Why do imaginary numbers work (somewhat philosophical question)?

Question

Asking as a layman, I've always puzzled over imaginary numbers and how they can be used to solve problems involving real numbers or quantities only (e.g. contour integration methods or Fourier analysis obtaining the frequency domain). It seems strange how using an unreal number conjoined with the normal rules of arithmetic can sometimes produce results which are difficult or impossible using real variables/numbers alone. I don't know of any imaginary units of any physical quantity in the real world.
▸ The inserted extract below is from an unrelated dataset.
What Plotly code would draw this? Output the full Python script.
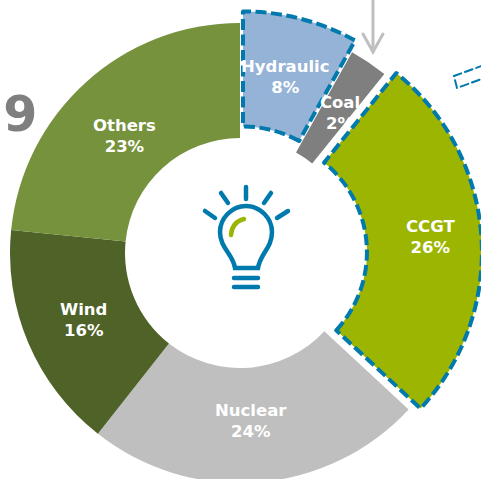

Could someone direct me to a reference (perhaps a philosophy of mathematics text) which explains how these complex analysis methods work? Maybe all these methods somehow concisely represent or parse certain lengthy or complicated real-number operations 'behind the scenes'? Another useful reference would be one which shows how one can obtain with real numbers only, any result obtainable using methods involving imaginary numbers.

Answer 1

There may be dissenting comments on this but there is a sense in which complex numbers (and quaternions and octonions) are built into ordinary geometry and are not something that is just tacked on. This is done through Grassmann algebra, which may be the best axiomatic description of geometry. It is a graded algebra with scalars, points, vectors, bivectors, etc. and various types of products: exterior, regressive, interior, Clifford along with a complement.

Just to give a taste of this, here is an interior product of a bivector and a vector (both are basis vectors of the Grassmann algebra of the plane). The product is then simplified using the Euclidean metric and built-in rules of the algebra. The interior product is symbolized by a CircleMinus, which looks a little like a capital theta.

The result is a 90 degree counterclockwise rotation, so the bivector acts just as i does in the imaginary plane. Here it is applied four times to rotate around the plane.

The point is that these elements and products were designed for a complete algebra for ordinary geometry and yet they have built in operations that act like complex arithmetic. This makes complex numbers seem less artificial. It is possible to add generalized Grassmann products, hypercomplex products and then more formally build complex, quaternion and octonion algebras.

Some taste for this can be obtained in Grassmann Algebra Volume 1 by John Browne. (But the generalized Grassmann products will appear in Volume 2.) or books such as Geometric Algebra for Physicists by Chris Doran & Anthony Lasenby.

Answer 2

When you are a little kid you learn to count and add whole numbers. In first grade, a problem like $3-5$ is said to have no answer, because you can't take $5$ apples from a pile of $3$. This makes total sense and you're ok with that. A little later you learn about negative numbers and at first you're like "whoa" but before long negative numbers are every bit as legitimate as positive ones.

Then you learn about multiplication and division and at first $13\div5$ doesn't have an answer because $5$ "doesn't go into" $13$. This makes perfect sense and you're ok with that. Then you start saying it's $2$ with remainder $3$ and finally you're told of fractions and $13\div5$ is a perfectly fine number called $2 \frac{3}{5}$ or $\frac{13}{5}$. It's a little strange at first but at some point you wonder how you could've ever gotten along without these fractional numbers.

Sometime later you run into problems that seem like they should have an answer like what's the length across the diagonal of a square but no fraction fits the bill. You're in good company as this bothered some pretty smart people over the ages. But we overcome the problem and add new numbers like $\sqrt{2}$ into the mix. It's a number whose square is $2$. This makes perfect sense and you're ok with that. These numbers solve equations like $x^2=2$ or any other equation you can make with integers and all the usual operations of arithmetic.

The $\sqrt{2}$ thing takes a little getting used to at first because it's 1.41421356237... and on and on infinitely and randomly and for the first time you're questioning the "reality" of such numbers. Yet surely the length of the diagonal is real so you accept it.

Around the same time you learn about $\pi$, another number with an infinite decimal, which is slightly more mysterious because it's got a greek name. Probably you're not told it doesn't solve any equation with integers and arithmetic operations but if you study math you find out it really is a bit weirder, and that weirdness has a name, transcendental. But you accept all these transcendentals like $\pi$ and $\sin 1$ and $\log 2$ because they seem to have a value somewhere on the number line.

At this point you think you're done because what else could there be? The whole line is accounted for. Equations like $x^2+1=0$ have no solution but you're ok with that.

You're introduced to complex numbers which solve equations like $x^2+1=0$ but they are presented as some kind of trick or device. Turns out they have all kinds of uses but they're usually not considered part of reality the way all the other numbers are. Why not?

It's often brought up that you don't need complex numbers, that you could do all the same calculations and analysis using real numbers. But that's like saying rational aren't necessary. Anything you can do with rational numbers you can do by carrying around pairs of integers.

To me complex numbers are as "real" as all the others, only more so. It just takes a little longer to accept them than it did for fractions, say. Fractions made you stretch your imagination a little. Complex numbers stretch your imagination more. That's part of makes them beautiful.